Imagine that you are in an interview, and you’ll be a manager of a team, and the interviewee asks you, ‘What is your number one priority if you are working here?’
Take a moment, and think about what you would say.
The most common responses I hear from people when I ask them this question is, the highest priority objective, meeting deadlines, achieving company objectives.
These responses are the safe nonsense that we have come accustom to saying because it is non-threatening to our boss and our boss just hears that they’re going to look amazing. To most it will make us sound like a star candidate, that we are result driven, we’ll get a lot done and in return make whoever is hiring us look stellar.
Using these responses and looking like a star candidate might be acceptable for a position that doesn’t have anyone reporting to them, but for managers, this should be a massive red flag.

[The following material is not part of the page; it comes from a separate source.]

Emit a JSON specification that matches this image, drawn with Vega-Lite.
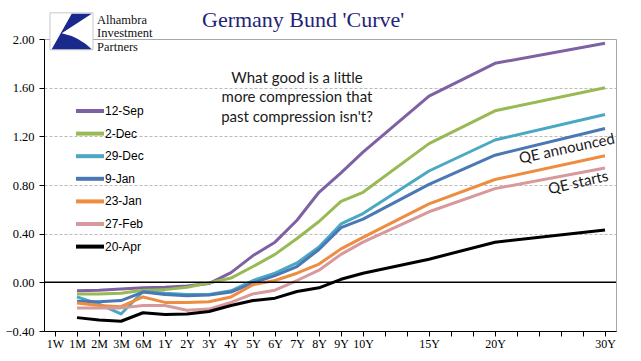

Don’t hire these managers and fire them if you have them.
In the short term managers who operate with objectives as their number one priority will deliver and have results to back the original decision to hire them. In the long term, these managers will begin just to have teams that deliver half of what they should be delivering.
Caring about them, retaining them and showing them how their work matters in the company.
Nothing else will matter in the long term game of the business. If the company ends up with a revolving door of its high impacting talent leaving it will struggle. Without these high impacting individuals the business will struggle to innovate, and the market punishes those that stay stagnant.
Stagnant businesses are dead businesses.